Ignacio agreed that this is a challenge standardisation bodies will face.
Robert asked if Ignacio saw any data for such an oligopoly.
Ignacio answered that to assess this, they need to look at the specific drafts or families of drafts or periods in the lifecycle of an innovation area.
Rüdiger Volk, UNorganized, asked how much of this is inevitable and how much is more than what is naturally happening. He remarked that an open environment might include a lot of unnecessary involvement.
Ignacio agreed that an open process comes with advantages and disadvantages. There may be conversations that we think are not needed when they are. Retaining expertise and a sense of community is valuable but difficult to measure. Some things become useful and solve problems much after they are initially discussed.
Ignacio reiterated that for external actors not part of the technical community, it's impossible to know what's happening. Regulators want to be involved but do not have the expertise. The technical community is not leveraging the value of the wealth of data they produce.
Avri Doria asked on chat if that would be discussed at the RSP IRTF research group. Ignacio said he presented this in the RASP research group and the ISG. He compared his research to having an x‑ray.

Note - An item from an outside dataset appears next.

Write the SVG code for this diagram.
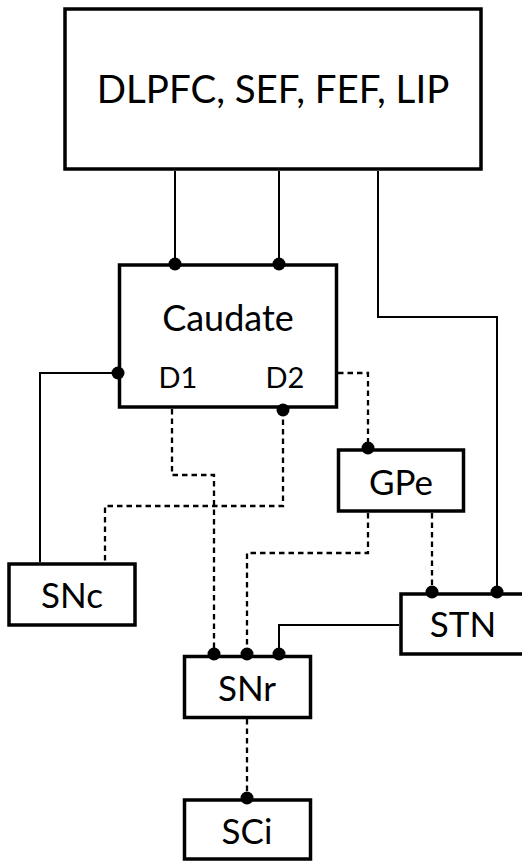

It does not mean you see everything through the x‑ray, but you do see some trends. Some might be debatable, and some we might be able to steer.
Andreas asked if there was a chance for an actor to hijack the whole process if they put massive resources into it.
Ignacio answered that, in practice, it could be tricky. In the next step of their research, they will look at affiliations.
Rüdiger remarked that from his observations at the IETF, hijacking does not happen, but small interest groups inject ideas and technology that introduce unnecessary complexity.
Ignacio added that sometimes drafts are brought to the IETF in a very polished form, and by that time, it is difficult for people not already exposed to it to chime in, disagree with it or influence it.
There were no more questions. The chairs closed the session.